Friday, November 08, 2019

DOC NYC ’19: Ai Weiwei Yours Truly


Ai Weiwei has arguably succeeded Warhol and Picasso as the most recognizable artist of his times. He has also succeeded Sakharov and Solzhenitsyn as the most recognizable dissident of our current era. The Mainland Communist regime is less than thrilled about both scores. Ai’s dissidence (as well as that of his father before him clearly informs his art, as his curator Cheryl Haines clearly documents in Ai Weiwei: Yours Truly, which screens during this year’s DOC NYC.

For nearly three months, Ai was held incommunicado on bogus charged. He was then released, but placed under house and his passport was confiscated. It was under these circumstances Ai challenged Haines to help bring his art to an even greater international audience. Her idea to mount a site-specific show at the notorious Alcatraz island prison was fraught with complications, but the creative possibilities and symbolism fired Ai’s creative imagination. Much like banned Iranian filmmaker Jafar Panahi directing over the phone during his house arrest, Ai planned out the project from his Beijing workshop, relying on Haines to oversee the implementation on-site.

Clearly, the scale and historical significance of Alcatraz well-suited Ai’s art—perhaps better than most museums could.
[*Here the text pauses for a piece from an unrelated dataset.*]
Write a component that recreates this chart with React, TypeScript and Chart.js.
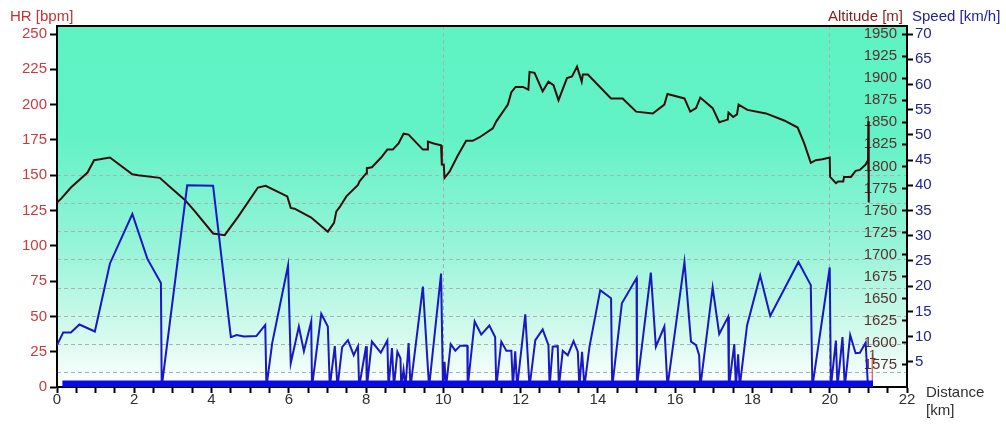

Patrons saw large scale installations that have been interpreted as tributes to the oppressed Tibetan people and his father, Chinese modernist poet Ai Qing, who was beaten, publicly humiliated, and ostracized during the Anti-Rightist Campaign.

Yet, the clear centerpiece of the show was “Yours Truly” that depicted Lego portraits of prisoners of conscience held at the time around the world and then invited patrons to write postcards to any of the subjects whose cases particularly moved them. However, Haines clearly focus on Chelsea (formerly Bradley) Manning as the centerpiece of the “Yours Truly” “dissidents,” which is problematic.


Unlike Snowden, who seems to have made a good faith effort to protect U.S. human intel sources, Manning was convicted of essentially committing an “information dump” that many feared jeopardized Afghan citizens working with coalition forces—and at least one Ethiopian journalist was reportedly forced to flee his country (well represented with “Yours Truly” dissidents). Critics argue the government has not concretely established this causal connection, but doing so publicly could further expose these very people. The long and the short of it is the case of Manning is way more complicated than it is represented in the film and therefore clouds and dilutes its message. Ironically, all the disproportionate time spent on Manning probably makes Yours Truly the CCP’s favorite Ai Weiwei documentary.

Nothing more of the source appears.